La lune

Manicore

Documentation > Greenhouse effect > Trying to guess the future > Will temperatures and precipitations evolve the same way everywhere?

Will temperatures (and precipitation) evolve the same way everywhere ?

last modified : august 2007

website of the author : www.manicore.com - contact the author : jean-marc@manicore.com

 

It is quite frequent to mix up weather and climate, that is to consider that a 3 °C increase of the planetary average will mean +3°C in Paris or in Vladivostok, +3°C winter and summer, night or day, in short that this increase will be regular and homogeneous, so that adaptation will be easy. However, if we refer to the past, it is the opposite which is very probable : the change will not be the same everywhere, will be heterogeneous and have multiple threshold effects.

For example, during the last ice ages, the average near ground temperature of the air was 4 to 5 °C lower than today (for the whole world), but in France it was 10 °C lower than today, above Greenland 20°C lower than today, while the tropics experienced small changes compared to the present situation.

If we trust the simulations for the future, what there is no reason not to do for the main conclusions, it is equally improbable that the temperature evolves eveywhere the same way.

The above maps represent, for three different scenarios (B1, A1B et A2 ; that is in rough terms emissions that remain stable, that double, or that quadruple), the average temperature increase compared to the 1980-1999 mean. On the left the increase is for the 2020-2029 decade, and on the right for the 2090-2099 decade. 6 to 8 models have been used and the results are averaged. Major observations include :

For the 2020-2029 decade the case is settled : the regional temperature changes are scenario-independant, which means that the emissions that will take place between today and 2020 will have very little influence on the situation taking place in 2020-2029. What we will do during the next 20 years will mostly benefit to what will happen after 2030,

temperatures rise faster over the continents than over the oceans (because of the thermal intertia of water and because of the thermohaline circulation, that "burries" part of the heat in the deeper ocean),

the temperature rise is particularly pronounced near the North Pole, because of various factors or feedbacks (sea-ice melting, increased proportion of continents in the Northern Hemisphere, and increased efficiency of the greenhouse effect near the Poles in general terms),

The Northern Atlantic heats less than the rest of the Arctic region, as a result of a weakening overturning,

even with emissions that remain constant throughout the 21st century (B1 scenario), mid-latitude occidental countries undergo a 3 °C temperature increase, which is major already.

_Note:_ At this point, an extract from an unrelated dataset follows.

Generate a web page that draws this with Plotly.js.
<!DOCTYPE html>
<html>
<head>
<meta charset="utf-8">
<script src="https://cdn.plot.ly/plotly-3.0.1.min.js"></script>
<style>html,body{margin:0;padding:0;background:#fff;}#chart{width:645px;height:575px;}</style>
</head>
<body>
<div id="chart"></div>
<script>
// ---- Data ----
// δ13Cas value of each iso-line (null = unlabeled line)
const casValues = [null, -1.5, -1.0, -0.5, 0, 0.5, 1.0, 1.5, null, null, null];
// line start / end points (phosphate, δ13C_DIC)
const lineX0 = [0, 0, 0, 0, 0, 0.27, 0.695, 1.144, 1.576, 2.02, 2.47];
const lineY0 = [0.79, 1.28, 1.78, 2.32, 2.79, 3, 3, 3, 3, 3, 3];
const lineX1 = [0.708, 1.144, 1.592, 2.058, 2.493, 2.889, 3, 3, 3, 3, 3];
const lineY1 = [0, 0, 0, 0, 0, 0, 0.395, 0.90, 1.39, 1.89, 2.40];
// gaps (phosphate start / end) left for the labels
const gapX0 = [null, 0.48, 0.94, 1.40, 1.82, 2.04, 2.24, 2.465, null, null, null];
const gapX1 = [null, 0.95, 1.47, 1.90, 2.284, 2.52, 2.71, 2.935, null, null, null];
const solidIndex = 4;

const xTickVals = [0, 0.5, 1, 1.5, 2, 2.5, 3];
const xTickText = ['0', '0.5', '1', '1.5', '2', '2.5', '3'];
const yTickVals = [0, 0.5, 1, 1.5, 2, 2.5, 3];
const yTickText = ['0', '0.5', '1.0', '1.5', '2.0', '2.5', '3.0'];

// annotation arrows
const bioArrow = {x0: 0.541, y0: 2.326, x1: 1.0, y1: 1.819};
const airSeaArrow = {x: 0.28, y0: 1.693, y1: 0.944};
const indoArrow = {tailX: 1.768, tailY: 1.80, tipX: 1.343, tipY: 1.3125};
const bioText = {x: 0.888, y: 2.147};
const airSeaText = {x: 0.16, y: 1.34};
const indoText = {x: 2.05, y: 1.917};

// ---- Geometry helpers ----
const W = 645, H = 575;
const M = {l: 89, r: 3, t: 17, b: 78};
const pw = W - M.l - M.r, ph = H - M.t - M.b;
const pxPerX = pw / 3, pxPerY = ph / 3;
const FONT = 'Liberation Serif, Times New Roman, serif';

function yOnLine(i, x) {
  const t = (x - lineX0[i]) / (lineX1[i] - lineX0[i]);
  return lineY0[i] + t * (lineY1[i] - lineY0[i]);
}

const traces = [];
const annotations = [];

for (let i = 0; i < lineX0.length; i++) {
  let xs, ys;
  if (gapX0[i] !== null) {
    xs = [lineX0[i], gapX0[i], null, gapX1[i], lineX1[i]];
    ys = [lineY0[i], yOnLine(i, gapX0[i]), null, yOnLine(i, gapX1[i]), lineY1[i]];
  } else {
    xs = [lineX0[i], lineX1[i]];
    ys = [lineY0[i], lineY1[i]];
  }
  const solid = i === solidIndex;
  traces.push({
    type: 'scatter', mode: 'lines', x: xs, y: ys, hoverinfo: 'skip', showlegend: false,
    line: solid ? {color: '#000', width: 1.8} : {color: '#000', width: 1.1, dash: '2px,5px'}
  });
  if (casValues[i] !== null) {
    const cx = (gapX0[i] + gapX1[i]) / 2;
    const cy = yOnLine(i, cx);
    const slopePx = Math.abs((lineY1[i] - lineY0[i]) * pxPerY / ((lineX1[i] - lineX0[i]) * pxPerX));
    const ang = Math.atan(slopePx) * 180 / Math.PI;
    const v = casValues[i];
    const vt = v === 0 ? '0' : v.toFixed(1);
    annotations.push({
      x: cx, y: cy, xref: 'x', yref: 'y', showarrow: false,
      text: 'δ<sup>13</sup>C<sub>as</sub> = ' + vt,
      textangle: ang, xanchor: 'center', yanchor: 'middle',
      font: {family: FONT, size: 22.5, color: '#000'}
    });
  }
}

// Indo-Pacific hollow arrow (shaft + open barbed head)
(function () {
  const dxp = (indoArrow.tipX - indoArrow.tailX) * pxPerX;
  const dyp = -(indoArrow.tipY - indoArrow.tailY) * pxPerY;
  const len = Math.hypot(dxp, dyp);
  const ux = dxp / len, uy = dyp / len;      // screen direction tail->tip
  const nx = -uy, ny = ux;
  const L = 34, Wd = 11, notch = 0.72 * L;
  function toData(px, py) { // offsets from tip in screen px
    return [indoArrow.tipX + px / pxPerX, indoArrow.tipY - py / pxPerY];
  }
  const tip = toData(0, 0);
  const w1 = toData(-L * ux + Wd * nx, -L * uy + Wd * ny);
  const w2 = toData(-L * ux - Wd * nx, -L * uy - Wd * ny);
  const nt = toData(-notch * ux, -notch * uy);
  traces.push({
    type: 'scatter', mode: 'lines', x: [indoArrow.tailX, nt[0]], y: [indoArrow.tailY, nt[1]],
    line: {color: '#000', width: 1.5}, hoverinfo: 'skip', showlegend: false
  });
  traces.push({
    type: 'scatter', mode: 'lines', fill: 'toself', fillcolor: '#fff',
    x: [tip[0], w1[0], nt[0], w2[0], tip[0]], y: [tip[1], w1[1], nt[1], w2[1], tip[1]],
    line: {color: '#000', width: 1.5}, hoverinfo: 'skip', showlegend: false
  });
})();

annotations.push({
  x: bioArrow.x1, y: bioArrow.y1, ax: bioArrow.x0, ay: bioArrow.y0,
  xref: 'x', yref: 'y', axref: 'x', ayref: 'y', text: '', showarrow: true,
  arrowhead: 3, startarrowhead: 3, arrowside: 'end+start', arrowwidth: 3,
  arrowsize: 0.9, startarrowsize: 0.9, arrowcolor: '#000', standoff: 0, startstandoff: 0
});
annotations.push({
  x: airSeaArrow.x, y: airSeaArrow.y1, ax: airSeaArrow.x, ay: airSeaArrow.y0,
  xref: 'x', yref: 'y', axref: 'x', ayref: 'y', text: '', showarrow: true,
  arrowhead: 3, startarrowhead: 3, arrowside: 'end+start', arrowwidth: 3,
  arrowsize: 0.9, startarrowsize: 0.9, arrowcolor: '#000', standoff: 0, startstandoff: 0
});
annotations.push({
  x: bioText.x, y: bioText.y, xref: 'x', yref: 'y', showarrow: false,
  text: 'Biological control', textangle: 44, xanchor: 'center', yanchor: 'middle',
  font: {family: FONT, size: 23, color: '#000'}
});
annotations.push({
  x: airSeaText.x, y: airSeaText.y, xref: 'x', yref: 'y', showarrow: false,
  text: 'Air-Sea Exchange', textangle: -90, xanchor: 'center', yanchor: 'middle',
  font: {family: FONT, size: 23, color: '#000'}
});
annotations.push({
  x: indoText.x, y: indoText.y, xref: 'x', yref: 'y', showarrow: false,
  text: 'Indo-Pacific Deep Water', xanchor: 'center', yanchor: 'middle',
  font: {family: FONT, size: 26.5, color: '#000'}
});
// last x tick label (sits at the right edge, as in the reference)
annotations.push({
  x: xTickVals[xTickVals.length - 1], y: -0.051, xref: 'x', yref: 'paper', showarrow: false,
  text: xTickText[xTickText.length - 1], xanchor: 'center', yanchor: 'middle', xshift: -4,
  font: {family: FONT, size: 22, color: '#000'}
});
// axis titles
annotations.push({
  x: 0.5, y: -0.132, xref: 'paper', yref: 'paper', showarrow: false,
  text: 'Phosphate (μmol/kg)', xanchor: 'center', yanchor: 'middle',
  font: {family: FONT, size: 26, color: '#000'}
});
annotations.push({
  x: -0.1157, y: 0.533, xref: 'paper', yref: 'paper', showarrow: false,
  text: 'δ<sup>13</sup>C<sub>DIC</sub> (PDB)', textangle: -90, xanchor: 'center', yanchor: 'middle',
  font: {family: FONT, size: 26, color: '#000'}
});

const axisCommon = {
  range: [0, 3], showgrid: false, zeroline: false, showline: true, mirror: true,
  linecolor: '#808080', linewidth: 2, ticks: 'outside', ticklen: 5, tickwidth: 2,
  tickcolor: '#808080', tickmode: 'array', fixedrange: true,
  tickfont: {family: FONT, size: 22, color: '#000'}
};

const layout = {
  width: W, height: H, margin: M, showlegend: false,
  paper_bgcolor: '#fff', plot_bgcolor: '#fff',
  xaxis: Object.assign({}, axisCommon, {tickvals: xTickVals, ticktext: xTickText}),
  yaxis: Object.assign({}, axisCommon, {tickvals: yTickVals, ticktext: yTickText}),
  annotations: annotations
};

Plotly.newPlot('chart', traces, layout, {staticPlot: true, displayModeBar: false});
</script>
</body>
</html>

Source : IPCC, Summary for Policymakers of the 4th assessment report (working group 1), 2007

 

What is true for temperatures is also true for precipitations : the global average will be unevenly dispatched depending on the region of the world.

The above figure shows the regional evolution for the annual mean for precipitations. Each box is divided in four squares. The two squares on the left represent the evolution in 2100 compared to today with the A2 reference scenario. The two squares on the right give the evolution with the B2 reference scenario.

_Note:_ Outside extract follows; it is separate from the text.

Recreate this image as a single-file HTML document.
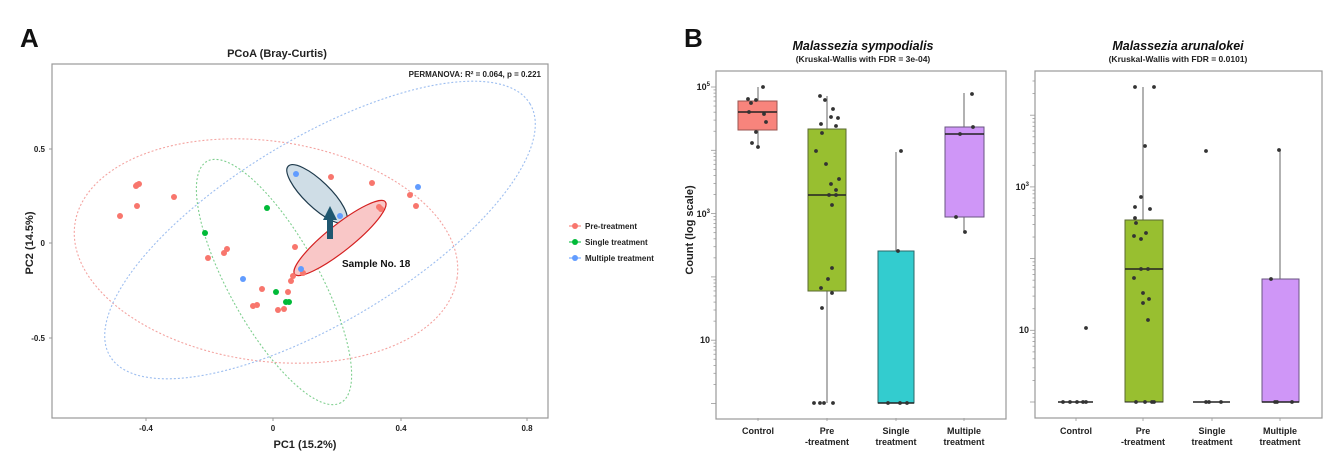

Then the two upper square give the evolution in winter (DJF stands for December - January - February) and the lower squares give the evolution in summer (JJA = June - July - August). This means that the square up and right of each box gives the regional evolution in winter and for the B2 scenario.

The legend must be read as follows : "large increase" means that at least 9 models (out of 15 tested) find an increase in the average regional precipitations of more than 20% compared to today. If 9 models at least find a change between 5 and 20% it is a "small increase", if the consensus is on a change between -5% and +5% it is "no change", then if the consensus is on a decrease between 5% and 20% it is a "small decrease", and over 20% for at least 9 models it will be "large decrease".

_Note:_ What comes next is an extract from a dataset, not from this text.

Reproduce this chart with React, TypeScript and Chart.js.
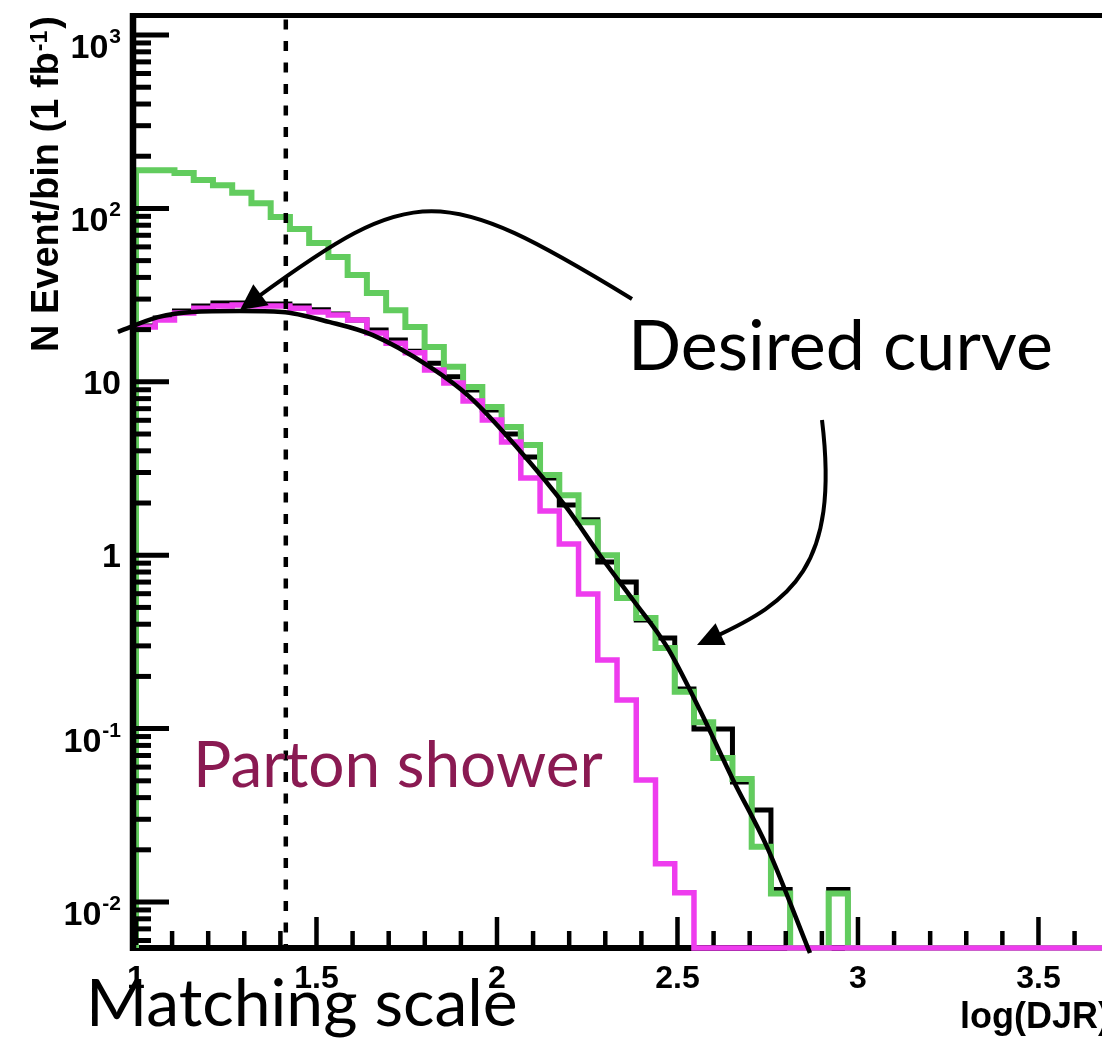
import { useEffect, useRef } from "react";
import { Chart, registerables } from "chart.js";

Chart.register(...registerables);

const W = 1102;
const H = 1039;

// log(DJR) histogram binning
const binStart = 1.0;
const binWidth = 0.0533;

// N events per bin (1 fb^-1), one entry per bin starting at binStart
const greenSample = [
  166, 166, 160, 146, 136, 123, 107, 89.2, 76.1, 63.2,
  52.5, 41.3, 32.5, 25.9, 20.7, 15.9, 12.2, 9.33, 7.16, 5.49,
  4.32, 2.9, 2.22, 1.55, 1.0, 0.567, 0.434, 0.292, 0.163, 0.109,
  0.0677, 0.0512, 0.0208, 0.0112, 0, 0, 0.0112, 0, 0, 0,
  0, 0, 0, 0, 0, 0, 0, 0, 0, 0, 0,
];
const showerSample = [
  20.7, 22.7, 24.9, 26.6, 27.4, 27.7, 27.4, 27.4, 26.6, 25.3,
  24.3, 22.7, 19.1, 16.7, 14.7, 11.7, 9.84, 7.75, 6.02, 4.5,
  2.79, 1.8, 1.16, 0.597, 0.249, 0.146, 0.0505, 0.0166, 0.0113, 0,
  0, 0, 0, 0, 0, 0, 0, 0, 0, 0,
  0, 0, 0, 0, 0, 0, 0, 0, 0, 0, 0,
];
const blackSample = [
  21.0, 23.3, 25.6, 27.4, 28.5, 28.5, 28.1, 28.1, 27.4, 26.0,
  24.6, 22.7, 19.9, 17.4, 15.0, 12.8, 10.7, 8.97, 6.88, 5.0,
  3.68, 2.79, 1.95, 1.6, 0.914, 0.7, 0.423, 0.333, 0.169, 0.0995,
  0.0995, 0.0492, 0.0339, 0.0118, 0, 0, 0.0118, 0, 0, 0,
  0, 0, 0, 0, 0, 0, 0, 0, 0, 0, 0,
];

// smooth target curve
const curveX = [0.95, 1.061, 1.155, 1.288, 1.404, 1.537, 1.656, 1.814, 1.925, 2.055, 2.194, 2.285, 2.377, 2.471, 2.562, 2.654, 2.748, 2.867];
const curveY = [19.4, 23.6, 25.3, 25.6, 25.3, 22.1, 18.6, 12.2, 8.17, 4.2, 1.87, 1.0, 0.552, 0.296, 0.128, 0.0506, 0.0208, 0.00508];

// axes
const xTickValues = [1, 1.5, 2, 2.5, 3, 3.5];
const xTickLabels = ["1", "1.5", "2", "2.5", "3", "3.5"];
const yTickValues = [0.01, 0.1, 1, 10, 100, 1000];
const yTickLabels = ["10^-2", "10^-1", "1", "10", "10^2", "10^3"];
const matchingScale = 1.415;

const X_MIN = 0.9917;
const X_MAX = 3.676;
const Y_MIN = 0.00543;
const Y_MAX = 1296;

const SANS = '"Liberation Sans", Arial, Helvetica, sans-serif';
const NOTE = 'Lato, "Open Sans", sans-serif';

// histogram outline: empty bins sit on the frame floor
function stepPoints(counts: number[], leadingEdge: boolean) {
  const pts: { x: number; y: number }[] = leadingEdge ? [{ x: binStart, y: Y_MIN }] : [];
  counts.forEach((c, i) => pts.push({ x: binStart + i * binWidth, y: c > 0 ? c : Y_MIN }));
  const last = counts[counts.length - 1];
  pts.push({ x: binStart + counts.length * binWidth, y: last > 0 ? last : Y_MIN });
  return pts;
}

function seg(ctx: CanvasRenderingContext2D, x1: number, y1: number, x2: number, y2: number) {
  ctx.beginPath();
  ctx.moveTo(x1, y1);
  ctx.lineTo(x2, y2);
  ctx.stroke();
}

function arrow(
  ctx: CanvasRenderingContext2D,
  p0: number[],
  c1: number[],
  c2: number[],
  tip: number[],
  len: number,
  half: number
) {
  const dx = tip[0] - c2[0];
  const dy = tip[1] - c2[1];
  const d = Math.hypot(dx, dy);
  const ux = dx / d;
  const uy = dy / d;
  const ex = tip[0] - ux * len * 0.7;
  const ey = tip[1] - uy * len * 0.7;
  ctx.beginPath();
  ctx.moveTo(p0[0], p0[1]);
  ctx.bezierCurveTo(c1[0], c1[1], c2[0], c2[1], ex, ey);
  ctx.stroke();
  const bx = tip[0] - ux * len;
  const by = tip[1] - uy * len;
  ctx.beginPath();
  ctx.moveTo(tip[0], tip[1]);
  ctx.lineTo(bx - uy * half, by + ux * half);
  ctx.lineTo(bx + uy * half, by - ux * half);
  ctx.closePath();
  ctx.fill();
}

function drawYLabel(ctx: CanvasRenderingContext2D, label: string, y: number) {
  const right = 121;
  ctx.textAlign = "right";
  ctx.textBaseline = "alphabetic";
  const parts = label.split("^");
  if (parts.length === 1) {
    ctx.font = `bold 34px ${SANS}`;
    ctx.fillText(parts[0], right, y + 12);
    return;
  }
  ctx.font = `bold 21px ${SANS}`;
  const sw = ctx.measureText(parts[1]).width;
  ctx.fillText(parts[1], right, y + 8);
  ctx.font = `bold 34px ${SANS}`;
  ctx.fillText(parts[0], right - sw - 1, y + 23);
}

const frame = {
  id: "frame",
  beforeDatasetsDraw(chart: any) {
    const { ctx, chartArea: a } = chart;
    ctx.save();
    ctx.strokeStyle = "#000";
    ctx.lineWidth = 6;
    seg(ctx, a.left - 3, a.bottom, a.right, a.bottom);
    ctx.lineWidth = 5;
    seg(ctx, a.left - 3, a.top, a.right, a.top);
    ctx.restore();
  },
  afterDatasetsDraw(chart: any) {
    const { ctx, chartArea: a, scales } = chart;
    const xs = scales.x;
    const ys = scales.y;
    ctx.save();
    ctx.strokeStyle = "#000";
    ctx.fillStyle = "#000";
    ctx.lineCap = "butt";

    // left axis
    ctx.lineWidth = 6.5;
    seg(ctx, a.left, a.top - 2.5, a.left, a.bottom + 3);

    // y ticks, pointing inwards
    ctx.lineWidth = 5;
    for (let e = -3; e <= 3; e++) {
      for (let k = 1; k <= 9; k++) {
        const v = k * Math.pow(10, e);
        if (v < Y_MIN || v > Y_MAX) continue;
        const y = ys.getPixelForValue(v);
        seg(ctx, a.left, y, a.left + (k === 1 ? 36 : 18), y);
      }
    }
    // x ticks
    ctx.lineWidth = 4.5;
    for (let k = 10; k <= 36; k++) {
      const x = xs.getPixelForValue(k / 10);
      const len = k % 5 === 0 ? 28 : 14;
      seg(ctx, x, a.bottom - 3, x, a.bottom - 3 - len);
    }

    // matching scale
    ctx.lineWidth = 4.5;
    ctx.setLineDash([10, 11.5]);
    const xm = xs.getPixelForValue(matchingScale);
    seg(ctx, xm, a.top + 4, xm, a.bottom - 3);
    ctx.setLineDash([]);

    // tick labels
    yTickValues.forEach((v, i) => drawYLabel(ctx, yTickLabels[i], ys.getPixelForValue(v)));
    ctx.font = `bold 32px ${SANS}`;
    ctx.textAlign = "center";
    xTickValues.forEach((v, i) => ctx.fillText(xTickLabels[i], xs.getPixelForValue(v), 988));

    // axis titles
    ctx.font = `bold 36px ${SANS}`;
    ctx.textAlign = "right";
    ctx.fillText("log(DJR)", 1110, 1028);

    ctx.save();
    ctx.translate(58, 352);
    ctx.rotate(-Math.PI / 2);
    ctx.textAlign = "left";
    ctx.font = `bold 38px ${SANS}`;
    const t1 = "N Event/bin (1 fb";
    const w1 = ctx.measureText(t1).width;
    ctx.fillText(t1, 0, 0);
    ctx.font = `bold 23px ${SANS}`;
    const w2 = ctx.measureText("-1").width;
    ctx.fillText("-1", w1 + 1, -11);
    ctx.font = `bold 38px ${SANS}`;
    ctx.fillText(")", w1 + w2 + 3, 0);
    ctx.restore();

    // notes
    ctx.lineWidth = 4;
    arrow(ctx, [632, 299], [440, 182], [415, 182], [240, 310], 26, 13);
    arrow(ctx, [822, 420], [840, 568], [790, 602], [697, 645], 26, 12);

    ctx.textAlign = "left";
    ctx.font = `70px ${NOTE}`;
    ctx.fillText("Desired curve", 628, 370);
    ctx.font = `66px ${NOTE}`;
    ctx.fillText("Matching scale", 86, 1026);
    ctx.fillStyle = "#8a1a52";
    ctx.font = `64px ${NOTE}`;
    ctx.fillText("Parton shower", 193, 787);
    ctx.restore();
  },
};

export default function App() {
  const ref = useRef<HTMLCanvasElement>(null);

  useEffect(() => {
    if (!ref.current) return;
    const hist = (data: number[], color: string, width: number, leadingEdge: boolean) => ({
      data: stepPoints(data, leadingEdge),
      borderColor: color,
      borderWidth: width,
      stepped: "before" as const,
      pointRadius: 0,
      fill: false,
      tension: 0,
      borderJoinStyle: "miter" as const,
      clip: 8,
    });
    const chart = new Chart(ref.current, {
      type: "line",
      data: {
        datasets: [
          {
            data: curveX.map((x, i) => ({ x, y: curveY[i] })),
            borderColor: "#000",
            borderWidth: 4.5,
            pointRadius: 0,
            fill: false,
            cubicInterpolationMode: "monotone",
            clip: false,
          } as any,
          hist(showerSample, "#ee3cee", 5.5, false),
          hist(greenSample, "#62cc5e", 6, true),
          hist(blackSample, "#000", 5, false),
        ],
      },
      options: {
        responsive: false,
        animation: false,
        events: [],
        layout: { padding: { left: 133, top: 15.5, right: 0, bottom: 91 } },
        plugins: { legend: { display: false }, tooltip: { enabled: false } },
        scales: {
          x: { type: "linear", min: X_MIN, max: X_MAX, display: false, bounds: "data" },
          y: { type: "logarithmic", min: Y_MIN, max: Y_MAX, display: false, bounds: "data" },
        },
      },
      plugins: [frame],
    });
    return () => chart.destroy();
  }, []);

  return (
    <div style={{ position: "absolute", left: 0, top: 0, width: W, height: H, background: "#fff" }}>
      <canvas ref={ref} width={W} height={H} style={{ display: "block", width: W, height: H }} />
    </div>
  );
}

If the results yielded by the 15 models are not consistent (i. e. 3 find a large increase, 3 a large decrease, 2 no change, 2 a small decrease, etc) then the box is labelled "inconsistent sign".

It is easy to notice that evolutions may vary a lot depending on the season, for a same scenario. For example the consensus, for the mediterranean region, is no change for winter, but a large decrease for summer (meaning more droughts).

From IPCC, 2001

In conclusion, the expression "global warming", acceptable on a broad basis, will not be applied evenly to every zone in the world and every season, far from it.